Maurice regardait Hélène sans presque respirer, pour ne pas perdre une seule de ses paroles qu’elle prononçait avec une véhémence extraordinaire, avec une voix profonde et déchirante.
— Ma mère a eu tort, continua-t-elle ; car, même ignorant ce que j’ai fait pour elle, elle ne devrait pas repousser sa fille, parce qu’elle est malheureuse. Qu’est-ce donc que l’amour et l’amitié, si l’on ne vous aime plus quand on est coupable ? Mais ce qui fait que je pleure, c’est que j’ai senti là mon malheur, malheur irréparable, et qui durera autant que moi. C’est que j’ai vu les guirlandes blanches et parfumées de ces églantiers, dont mon frère Henreich voulait tresser ma couronne de fiancée. C’est que j’ai vu, sous les arbres à l’ombre desquels j’ai passé mon enfance, comme sortir de l’herbe, où fleurissent encore des violettes que je cueillais, et voltiger autour de moi les rians fantômes de ma jeune imagination. C’est que j’ai reconnu mes joies pures et mes douces espérances, et qu’elles n’ont pu rentrer dans mon cœur, semblables à l’oiseau qui fuit les marécages fétides.

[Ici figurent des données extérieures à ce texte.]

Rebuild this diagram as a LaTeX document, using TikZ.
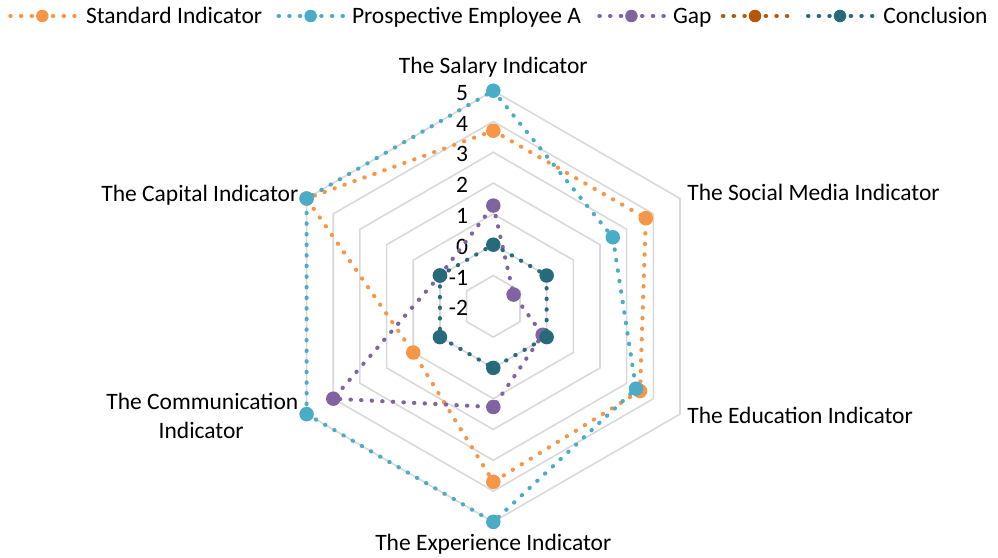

— Madame, dit Maurice, ce que vous avez fait pour votre mère est bien beau ! Si on ne peut vous appeler vertueuse, qu’est-ce que la vertu ?
— Monsieur, monsieur, s’écria Hélène en lui saisissant la main, dites-vous vrai ? Répondez-moi, ajouta-t-elle en plongeant de ses yeux dans ceux de Maurice, répondez-moi : qui vous fait parler ainsi ? est-ce une sotte complaisance comme on en a tant pour moi ? ou vos paroles sortent-elles de votre cœur ?
— Madame, dit Maurice avec le calme de la conviction, j’ai dit ce que je sentais. Pour moi, vous êtes la femme la plus vertueuse que je connaisse.
Hélène ne répondit pas ; mais il y avait dans son regard la reconnaissance qu’elle aurait ressentie, si Dieu lui avait dit :
Pauvre fille, dépouille ta vie flétrie, — comme les frêles demoiselles sortent de leurs larves qui vivaient dans la bourbe des ruisseaux, et s’élancent balancées sur leurs ailes de gaze, semblables à des émeraudes, à des saphirs, à des topazes vivantes, pour voltiger dans l’air et sur les fleurs des prairies ; — dépouille ta vie flétrie, et recommence, pure et innocente, une vie de bonheur et d’amour.